Patch 9974223 has a size of 153M for Linux x86-64. but that's not a problem per se.


The real problem is the spirit of the patch: Instead of making the multicast IP configureable (by that it would be possible to use a dedicated IP address which was assigned for exactly that purpose) Oracle decided to use another IP: 224.0.0.251. So let's look for that IP in more detail: In the IANAs Document for multicast IPs 224.0.0.251 is defined for the use with mDNS - Multicast DNS.
Ok. Now we have at least an IP which is defined to be used with a protocol to announce available resources within a local network. But still, Oracle failed:
Now 224.0.0.251 (port 42424) is used.
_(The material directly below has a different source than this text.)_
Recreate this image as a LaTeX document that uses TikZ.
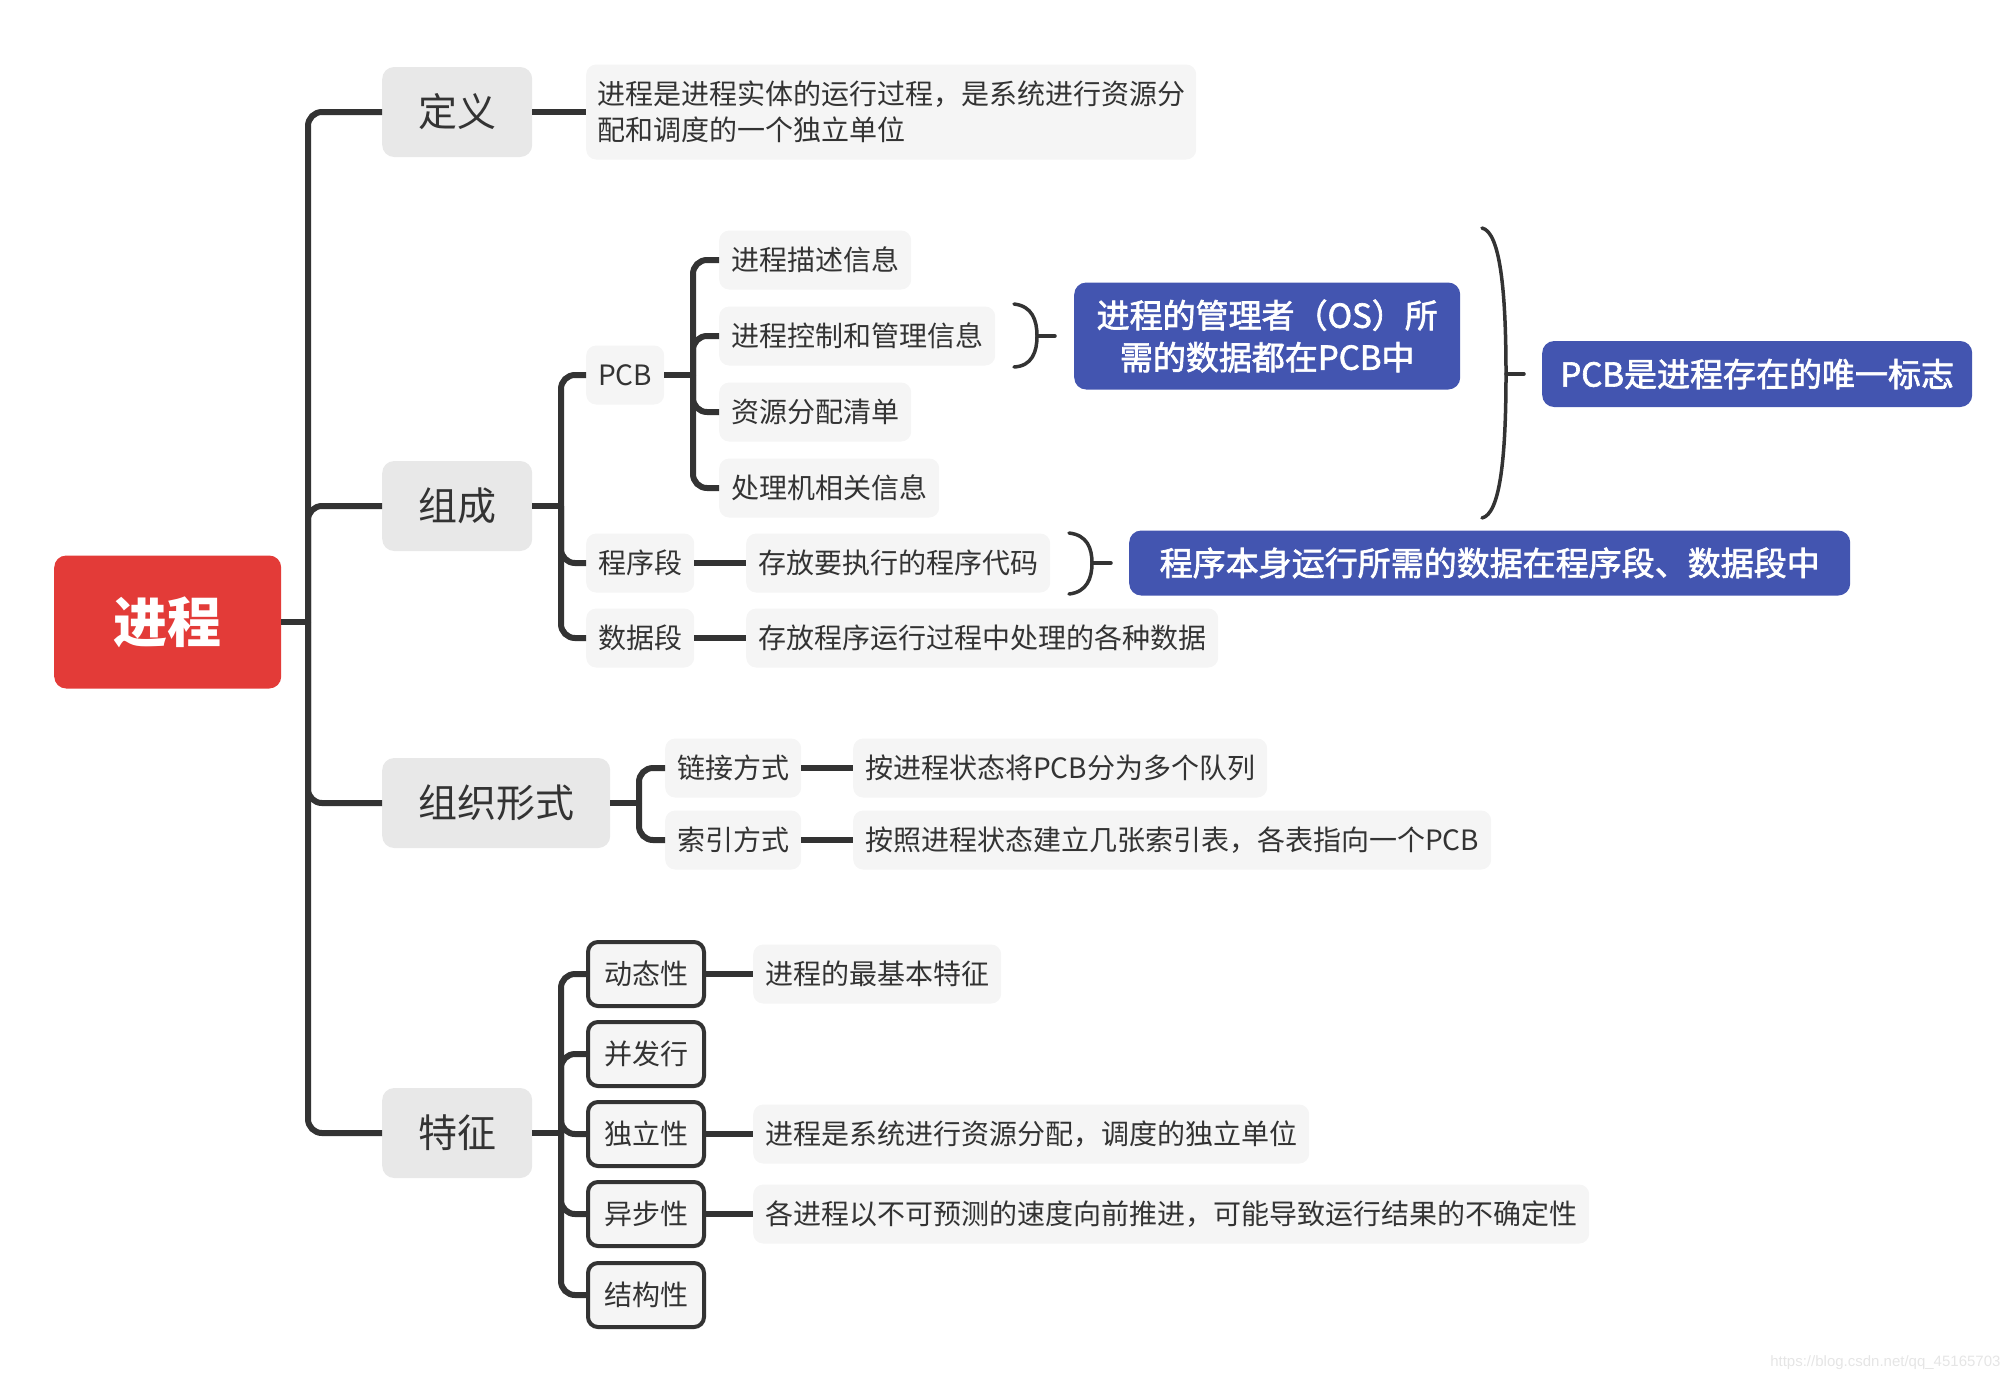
\documentclass[tikz,border=0pt]{standalone}
\usepackage{fontspec}
\setmainfont{Noto Sans CJK SC}
\newfontfamily\medfont{Noto Sans CJK SC}[FakeBold=2]
\newfontfamily\wmfont{Liberation Sans}
\usetikzlibrary{calc}
\definecolor{ink}{HTML}{333333}
\definecolor{lonegray}{HTML}{E8E8E8}
\definecolor{leafgray}{HTML}{F5F5F5}
\definecolor{pblue}{HTML}{4355B0}
\definecolor{rootred}{HTML}{E33B38}
\begin{document}
\begin{tikzpicture}[x=1pt,y=-1pt,
  rootbox/.style={fill=rootred, rounded corners=12, text=white, font=\bfseries\fontsize{54}{60}\selectfont, minimum width=227, minimum height=133, anchor=west},
  lvlone/.style={fill=lonegray, rounded corners=12, text=ink, font=\fontsize{39}{47}\selectfont, minimum height=90, inner xsep=36, anchor=west},
  leaf/.style={fill=leafgray, rounded corners=10, text=ink, font=\fontsize{28}{36}\selectfont, minimum height=59, inner xsep=12, anchor=west},
  feat/.style={leaf, draw=ink, line width=4, minimum height=64, inner xsep=16},
  bluebox/.style={fill=pblue, rounded corners=12, text=white, font=\medfont\fontsize{33}{42}\selectfont, align=center, anchor=west, inner xsep=4},
  conn/.style={draw=ink, line width=6, rounded corners=14},
  bracel/.style={draw=ink, line width=3.5, line cap=round}
]
\useasboundingbox (0,0) rectangle (2012,1382);

% root and level one
\node[rootbox] (root) at (54,622) {进程};
\node[lvlone] (def) at (382,112) {定义};
\node[lvlone] (zc) at (382,506) {组成};
\node[lvlone] (zzxs) at (382,803) {组织形式};
\node[lvlone] (tz) at (382,1133) {特征};

% definition
\node[leaf, align=left, minimum height=95, inner xsep=11] (defT) at (586,112) {进程是进程实体的运行过程，是系统进行资源分\\配和调度的一个独立单位};

% composition
\node[leaf] (pcb) at (586,375) {PCB};
\node[leaf] (p1) at (719,260) {进程描述信息};
\node[leaf] (p2) at (719,336) {进程控制和管理信息};
\node[leaf] (p3) at (719,412) {资源分配清单};
\node[leaf] (p4) at (719,488) {处理机相关信息};
\node[bluebox, minimum width=386, minimum height=107] (b1) at (1074,336) {进程的管理者（OS）所\\需的数据都在PCB中};
\node[bluebox, minimum width=430, minimum height=66] (b2) at (1542,374) {PCB是进程存在的唯一标志};
\node[leaf] (cxd) at (586,563) {程序段};
\node[leaf] (cxdT) at (746,563) {存放要执行的程序代码};
\node[bluebox, minimum width=721, minimum height=65] (b3) at (1129,563) {程序本身运行所需的数据在程序段、数据段中};
\node[leaf] (sjd) at (586,638) {数据段};
\node[leaf] (sjdT) at (746,638) {存放程序运行过程中处理的各种数据};

% organisation
\node[leaf] (lj) at (665,768) {链接方式};
\node[leaf] (ljT) at (853,768) {按进程状态将PCB分为多个队列};
\node[leaf] (sy) at (665,840) {索引方式};
\node[leaf] (syT) at (853,840) {按照进程状态建立几张索引表，各表指向一个PCB};

% features
\node[feat] (f1) at (586,974) {动态性};
\node[leaf] (f1T) at (753,974) {进程的最基本特征};
\node[feat] (f2) at (586,1054) {并发行};
\node[feat] (f3) at (586,1134) {独立性};
\node[leaf] (f3T) at (753,1134) {进程是系统进行资源分配，调度的独立单位};
\node[feat] (f4) at (586,1214) {异步性};
\node[leaf] (f4T) at (753,1214) {各进程以不可预测的速度向前推进，可能导致运行结果的不确定性};
\node[feat] (f5) at (586,1295) {结构性};

% connectors
\coordinate (j0) at (308,622);
\draw[conn] (root.east) -- (j0);
\foreach \c in {def,zc,zzxs,tz} \draw[conn] (j0) |- (\c.west);
\draw[conn] (def.east) -- (defT.west);

\coordinate (j1) at (561,506);
\draw[conn] (zc.east) -- (j1);
\foreach \c in {pcb,cxd,sjd} \draw[conn] (j1) |- (\c.west);

\coordinate (j2) at (693,375);
\draw[conn] (pcb.east) -- (j2);
\foreach \c in {p1,p2,p3,p4} \draw[conn] (j2) |- (\c.west);

\draw[conn] (cxd.east) -- (cxdT.west);
\draw[conn] (sjd.east) -- (sjdT.west);

\coordinate (j3) at (639,803);
\draw[conn] (zzxs.east) -- (j3);
\foreach \c in {lj,sy} \draw[conn] (j3) |- (\c.west);
\draw[conn] (lj.east) -- (ljT.west);
\draw[conn] (sy.east) -- (syT.west);

\coordinate (j4) at (561,1133);
\draw[conn] (tz.east) -- (j4);
\foreach \c in {f1,f2,f3,f4,f5} \draw[conn] (j4) |- (\c.west);
\draw[conn] (f1.east) -- (f1T.west);
\draw[conn] (f3.east) -- (f3T.west);
\draw[conn] (f4.east) -- (f4T.west);

% braces
\coordinate (t1) at ($(b1.west)+(-19,0)$);
\draw[bracel] ($(t1)+(-41,-32)$) .. controls ($(t1)+(-23,-30)$) and ($(t1)+(-18,-16)$) .. ($(t1)+(-18,0)$)
  .. controls ($(t1)+(-18,16)$) and ($(t1)+(-23,30)$) .. ($(t1)+(-41,31)$);
\draw[bracel] ($(t1)+(-18,0)$) -- (t1);

\coordinate (t2) at ($(b2.west)+(-18,0)$);
\draw[bracel] ($(t2)+(-42,-146)$) .. controls ($(t2)+(-24,-142)$) and ($(t2)+(-18,-84)$) .. ($(t2)+(-18,0)$)
  .. controls ($(t2)+(-18,84)$) and ($(t2)+(-24,140)$) .. ($(t2)+(-42,144)$);
\draw[bracel] ($(t2)+(-18,0)$) -- (t2);

\coordinate (t3) at ($(b3.west)+(-18,0)$);
\draw[bracel] ($(t3)+(-42,-30)$) .. controls ($(t3)+(-24,-28)$) and ($(t3)+(-19,-15)$) .. ($(t3)+(-19,0)$)
  .. controls ($(t3)+(-19,15)$) and ($(t3)+(-24,29)$) .. ($(t3)+(-42,31)$);
\draw[bracel] ($(t3)+(-19,0)$) -- (t3);

% watermark
\node[text=black!10, font=\wmfont\fontsize{15}{18}\selectfont, anchor=east] (wm) at (2004,1363) {https://blog.csdn.net/qq\_45165703};
\end{tikzpicture}
\end{document}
But this conflicts with the IETFs Document for Multicast DNS: There you can read:


When this document uses the term "Multicast DNS", it should be taken
to mean: "Clients performing DNS-like queries for DNS-like resource
records by sending DNS-like UDP query and response packets over IP
Multicast to UDP port 5353."


5353 != 42424


At the end my plea to Oracle is: Make the Multicast IP of a Cluster configurable by the customer! Follow existing standards! Many companies has different requirements regarding the usage of IPs - so any hard coded value will have disadvantages.

Update: I've just created SR:3-2347539801 for this - just out of curiosity.